浅草オペラの大物・伊庭孝の勧めで、実父から無理矢理費用を出してもらい、1920年、イタリア・ミラノに渡ってオペラ修行を始める。ベルリンやパリにも行ってオペラ見物をし、教師について声楽の訓練もするが、それ以上に熱心なのが、人気絶頂のハリウッドスター、ルドルフ・バレンチノばりの美男に引き付けられた女性と至る所で展開するラブアフェア。新聞記者に「バレンチノに似てるね」といわれて「僕の方がよっぽどいい男だ」と答えるほど、容貌に自信があった。
「僕が何をしなくても、女たちは向こうから群がってきた」と本人は回想している。ある研究論文は、彼の女性遍歴を、母親との共生関係が希薄なまま、母に対する未解決の心的葛藤が付きまとったことと関連づけている。浪費も一生付きまとう「癖」となった。
倫敦(ロンドン)で評判になった混血児の唄ひ手
1921年、ロンドンに行き、イギリス各地で「荒城の月」や「さくらさくら」など日本の歌曲を歌ったところ、在留日本人や、東洋趣味の「ジャポニズム」の影響で現地イギリス人に歓迎された。注目したロンドン日本大使館の吉田茂・一等書記官(のち首相)らの尽力で独唱会が開かれ、結果は大成功。現地メディアにも好評で、ここから義江の声楽人生が本格的にスタートする。
ニューヨークに渡って歌声を披露したが、ここで後押ししたのは1922年7月15日の大阪朝日新聞夕刊の記事。「倫敦(ロンドン)で評判になった混血児の唄ひ手 其(それ)は出世した戸山英次郎 美しい姫君を後援者に 『藤原義江』の名で時めく」という見出しだった。「涼しい風が街路樹に薫って青い月影がテームスの流れにゆらぐ頃…」という叙情的な書き出しで「藤原義江―殺伐な緊張を厭うて、毎夜毎夜倫敦人が彼の東洋的な感傷的な声に慕い寄る―」と、彼の生い立ちや音楽人生、女性との触れ合いなどをヒューマンストーリーにまとめている。
新聞の連載としては異例の“読み物ふう”
さらに翌1923年3月28日からは、東京朝日新聞の夕刊1面に連載記事が載る。タイトルは義江の一生の代名詞となる「我等のテナー」。「紐育(ニューヨーク)にて 原田譲二」の署名入りだ。原田はこの時、東京朝日の社会部長。
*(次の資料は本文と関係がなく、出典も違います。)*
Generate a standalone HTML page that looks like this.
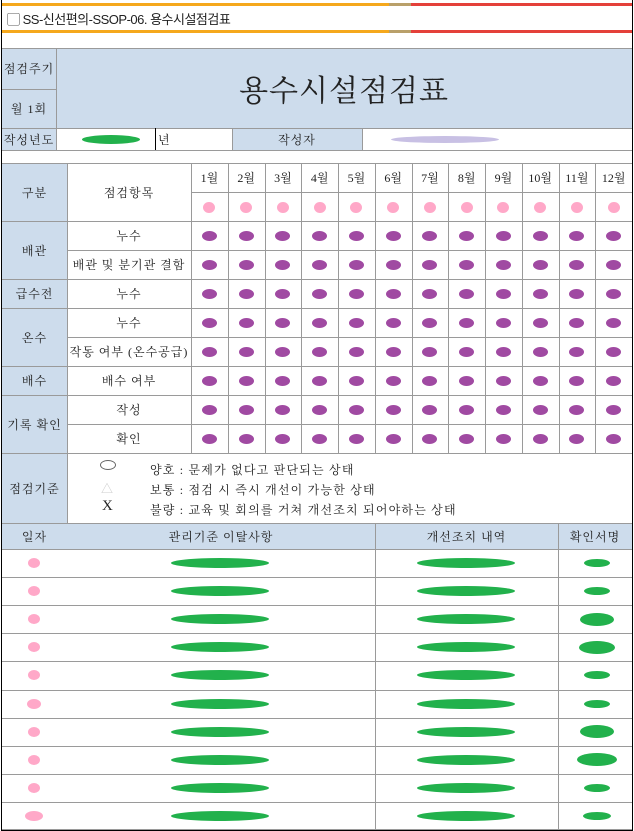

のちに大阪朝日に移って編集局長、専務を務め、戦争直後には貴族院議員にもなった。記事の1回目は「ブロードウエーを下っていると、見知らぬ男が横合いから飛び出して『お前はヴァレンチーノの兄弟か』と問う。私の連れの青年に」などと、小説仕立てで始まっている。
その後も、義江のインタビューを基に、日英混血の美男の「日本の若いテナー」の物語をつづっている。特に生い立ちの秘密から、音楽の世界にたどり着くまで、さまざまな職に就き、社会の底辺を転々とした足どりをサクセスストーリーとして描いているが、かなり“読み物ふう”で、新聞の連載としては異例だろう。